_Given records_:

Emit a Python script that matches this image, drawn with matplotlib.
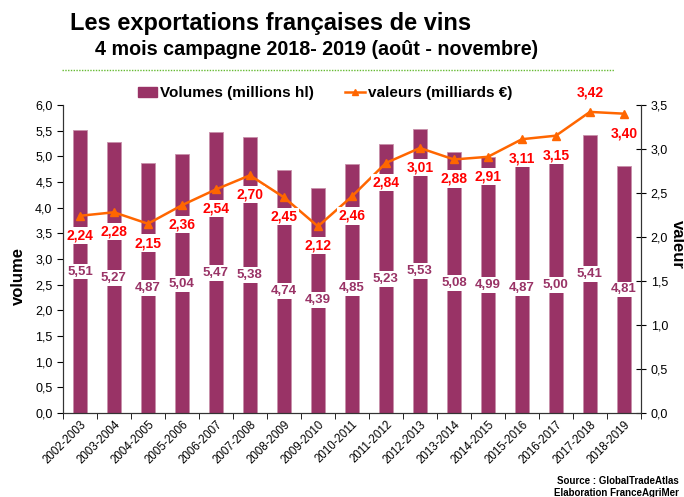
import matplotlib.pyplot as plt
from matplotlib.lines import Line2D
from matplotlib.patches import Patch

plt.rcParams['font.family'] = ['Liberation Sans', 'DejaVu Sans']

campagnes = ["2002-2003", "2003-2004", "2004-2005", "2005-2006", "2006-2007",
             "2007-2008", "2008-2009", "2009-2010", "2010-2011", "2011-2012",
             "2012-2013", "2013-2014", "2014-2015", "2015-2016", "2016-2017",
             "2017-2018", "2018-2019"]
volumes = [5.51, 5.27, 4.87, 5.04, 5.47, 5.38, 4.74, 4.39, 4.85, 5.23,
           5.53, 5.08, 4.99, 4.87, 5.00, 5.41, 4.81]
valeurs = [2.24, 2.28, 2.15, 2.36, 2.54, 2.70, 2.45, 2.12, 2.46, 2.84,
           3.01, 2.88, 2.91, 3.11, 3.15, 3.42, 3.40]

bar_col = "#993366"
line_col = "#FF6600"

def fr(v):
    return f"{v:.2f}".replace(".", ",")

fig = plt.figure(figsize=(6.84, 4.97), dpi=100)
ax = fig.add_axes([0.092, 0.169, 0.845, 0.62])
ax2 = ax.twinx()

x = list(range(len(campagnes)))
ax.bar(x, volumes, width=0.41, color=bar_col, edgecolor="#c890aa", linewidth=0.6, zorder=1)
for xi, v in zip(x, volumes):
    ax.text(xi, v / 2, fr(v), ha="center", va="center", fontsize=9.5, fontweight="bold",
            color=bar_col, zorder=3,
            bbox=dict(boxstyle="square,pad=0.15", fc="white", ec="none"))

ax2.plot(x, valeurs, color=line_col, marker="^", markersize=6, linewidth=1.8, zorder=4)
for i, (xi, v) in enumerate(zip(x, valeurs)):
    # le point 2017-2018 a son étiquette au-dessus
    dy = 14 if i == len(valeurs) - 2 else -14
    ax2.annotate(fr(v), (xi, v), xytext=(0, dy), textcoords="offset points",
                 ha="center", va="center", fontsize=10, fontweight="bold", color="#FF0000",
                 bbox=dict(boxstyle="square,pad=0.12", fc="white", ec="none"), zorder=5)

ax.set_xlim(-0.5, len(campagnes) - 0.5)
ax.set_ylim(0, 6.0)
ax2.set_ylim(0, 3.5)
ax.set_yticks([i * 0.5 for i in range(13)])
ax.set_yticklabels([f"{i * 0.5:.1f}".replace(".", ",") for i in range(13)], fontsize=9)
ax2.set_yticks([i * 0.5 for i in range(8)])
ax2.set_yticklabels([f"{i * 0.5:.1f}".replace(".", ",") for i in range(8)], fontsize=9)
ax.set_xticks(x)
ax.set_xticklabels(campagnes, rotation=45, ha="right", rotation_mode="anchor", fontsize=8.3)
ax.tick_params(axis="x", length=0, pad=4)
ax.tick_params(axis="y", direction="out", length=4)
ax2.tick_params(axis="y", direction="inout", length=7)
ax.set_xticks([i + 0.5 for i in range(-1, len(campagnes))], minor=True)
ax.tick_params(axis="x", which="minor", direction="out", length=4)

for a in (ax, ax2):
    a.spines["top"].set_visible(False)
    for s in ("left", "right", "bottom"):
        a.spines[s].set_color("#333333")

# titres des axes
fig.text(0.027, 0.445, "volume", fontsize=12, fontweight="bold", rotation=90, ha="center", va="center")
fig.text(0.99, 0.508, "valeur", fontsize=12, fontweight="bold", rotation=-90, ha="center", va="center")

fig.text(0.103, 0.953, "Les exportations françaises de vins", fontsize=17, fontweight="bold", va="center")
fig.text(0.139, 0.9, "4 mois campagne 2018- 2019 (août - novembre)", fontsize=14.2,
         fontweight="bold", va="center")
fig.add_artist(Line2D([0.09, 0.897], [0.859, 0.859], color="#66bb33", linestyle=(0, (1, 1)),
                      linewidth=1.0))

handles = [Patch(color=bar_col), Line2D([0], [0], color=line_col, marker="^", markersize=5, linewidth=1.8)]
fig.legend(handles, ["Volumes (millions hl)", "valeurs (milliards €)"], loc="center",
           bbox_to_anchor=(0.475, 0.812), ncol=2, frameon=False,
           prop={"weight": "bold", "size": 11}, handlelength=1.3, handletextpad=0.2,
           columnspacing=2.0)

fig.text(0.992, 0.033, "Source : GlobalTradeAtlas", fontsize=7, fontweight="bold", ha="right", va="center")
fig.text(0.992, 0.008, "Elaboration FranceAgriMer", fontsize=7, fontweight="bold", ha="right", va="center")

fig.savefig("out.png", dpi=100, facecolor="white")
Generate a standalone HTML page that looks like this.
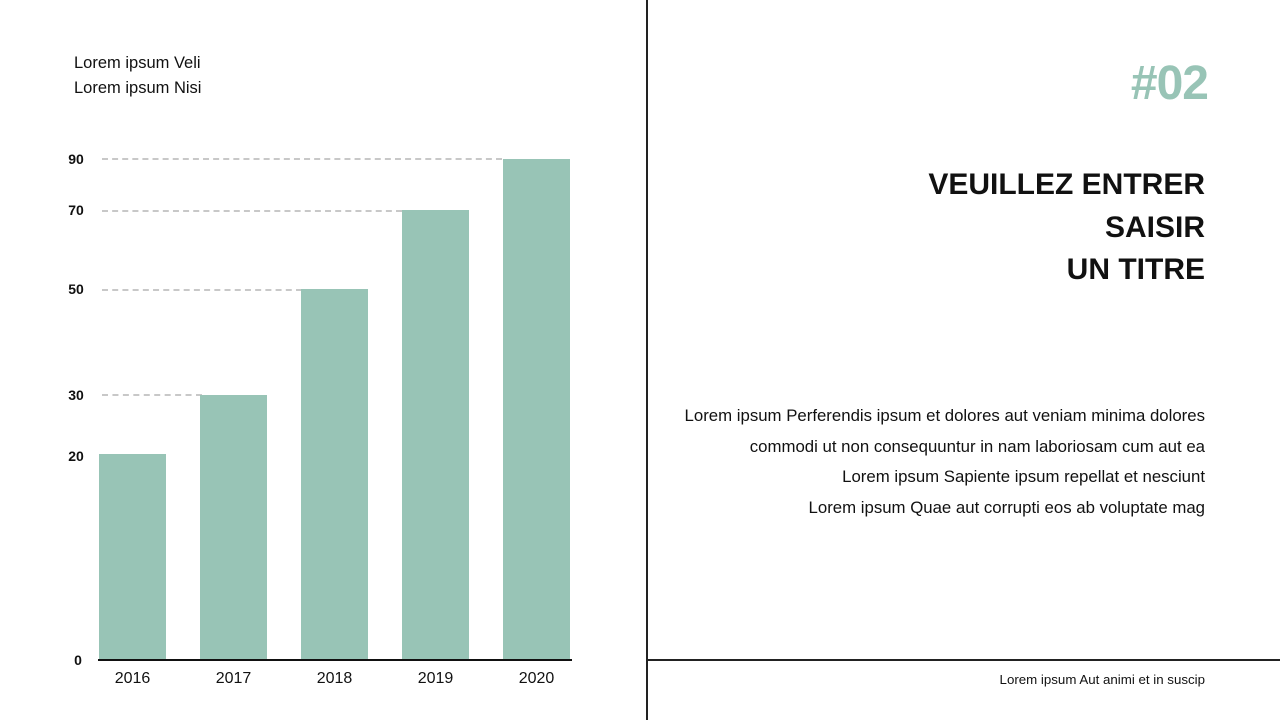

_Given task_:
Copy the entries above faithfully and omit every image.

_Answer in full_:
Emit a Python script that matches this image, drawn with matplotlib.
import matplotlib.pyplot as plt
from matplotlib.lines import Line2D
from matplotlib.patches import Patch

plt.rcParams['font.family'] = ['Liberation Sans', 'DejaVu Sans']

campagnes = ["2002-2003", "2003-2004", "2004-2005", "2005-2006", "2006-2007",
             "2007-2008", "2008-2009", "2009-2010", "2010-2011", "2011-2012",
             "2012-2013", "2013-2014", "2014-2015", "2015-2016", "2016-2017",
             "2017-2018", "2018-2019"]
volumes = [5.51, 5.27, 4.87, 5.04, 5.47, 5.38, 4.74, 4.39, 4.85, 5.23,
           5.53, 5.08, 4.99, 4.87, 5.00, 5.41, 4.81]
valeurs = [2.24, 2.28, 2.15, 2.36, 2.54, 2.70, 2.45, 2.12, 2.46, 2.84,
           3.01, 2.88, 2.91, 3.11, 3.15, 3.42, 3.40]

bar_col = "#993366"
line_col = "#FF6600"

def fr(v):
    return f"{v:.2f}".replace(".", ",")

fig = plt.figure(figsize=(6.84, 4.97), dpi=100)
ax = fig.add_axes([0.092, 0.169, 0.845, 0.62])
ax2 = ax.twinx()

x = list(range(len(campagnes)))
ax.bar(x, volumes, width=0.41, color=bar_col, edgecolor="#c890aa", linewidth=0.6, zorder=1)
for xi, v in zip(x, volumes):
    ax.text(xi, v / 2, fr(v), ha="center", va="center", fontsize=9.5, fontweight="bold",
            color=bar_col, zorder=3,
            bbox=dict(boxstyle="square,pad=0.15", fc="white", ec="none"))

ax2.plot(x, valeurs, color=line_col, marker="^", markersize=6, linewidth=1.8, zorder=4)
for i, (xi, v) in enumerate(zip(x, valeurs)):
    # le point 2017-2018 a son étiquette au-dessus
    dy = 14 if i == len(valeurs) - 2 else -14
    ax2.annotate(fr(v), (xi, v), xytext=(0, dy), textcoords="offset points",
                 ha="center", va="center", fontsize=10, fontweight="bold", color="#FF0000",
                 bbox=dict(boxstyle="square,pad=0.12", fc="white", ec="none"), zorder=5)

ax.set_xlim(-0.5, len(campagnes) - 0.5)
ax.set_ylim(0, 6.0)
ax2.set_ylim(0, 3.5)
ax.set_yticks([i * 0.5 for i in range(13)])
ax.set_yticklabels([f"{i * 0.5:.1f}".replace(".", ",") for i in range(13)], fontsize=9)
ax2.set_yticks([i * 0.5 for i in range(8)])
ax2.set_yticklabels([f"{i * 0.5:.1f}".replace(".", ",") for i in range(8)], fontsize=9)
ax.set_xticks(x)
ax.set_xticklabels(campagnes, rotation=45, ha="right", rotation_mode="anchor", fontsize=8.3)
ax.tick_params(axis="x", length=0, pad=4)
ax.tick_params(axis="y", direction="out", length=4)
ax2.tick_params(axis="y", direction="inout", length=7)
ax.set_xticks([i + 0.5 for i in range(-1, len(campagnes))], minor=True)
ax.tick_params(axis="x", which="minor", direction="out", length=4)

for a in (ax, ax2):
    a.spines["top"].set_visible(False)
    for s in ("left", "right", "bottom"):
        a.spines[s].set_color("#333333")

# titres des axes
fig.text(0.027, 0.445, "volume", fontsize=12, fontweight="bold", rotation=90, ha="center", va="center")
fig.text(0.99, 0.508, "valeur", fontsize=12, fontweight="bold", rotation=-90, ha="center", va="center")

fig.text(0.103, 0.953, "Les exportations françaises de vins", fontsize=17, fontweight="bold", va="center")
fig.text(0.139, 0.9, "4 mois campagne 2018- 2019 (août - novembre)", fontsize=14.2,
         fontweight="bold", va="center")
fig.add_artist(Line2D([0.09, 0.897], [0.859, 0.859], color="#66bb33", linestyle=(0, (1, 1)),
                      linewidth=1.0))

handles = [Patch(color=bar_col), Line2D([0], [0], color=line_col, marker="^", markersize=5, linewidth=1.8)]
fig.legend(handles, ["Volumes (millions hl)", "valeurs (milliards €)"], loc="center",
           bbox_to_anchor=(0.475, 0.812), ncol=2, frameon=False,
           prop={"weight": "bold", "size": 11}, handlelength=1.3, handletextpad=0.2,
           columnspacing=2.0)

fig.text(0.992, 0.033, "Source : GlobalTradeAtlas", fontsize=7, fontweight="bold", ha="right", va="center")
fig.text(0.992, 0.008, "Elaboration FranceAgriMer", fontsize=7, fontweight="bold", ha="right", va="center")

fig.savefig("out.png", dpi=100, facecolor="white")
Generate a standalone HTML page that looks like this.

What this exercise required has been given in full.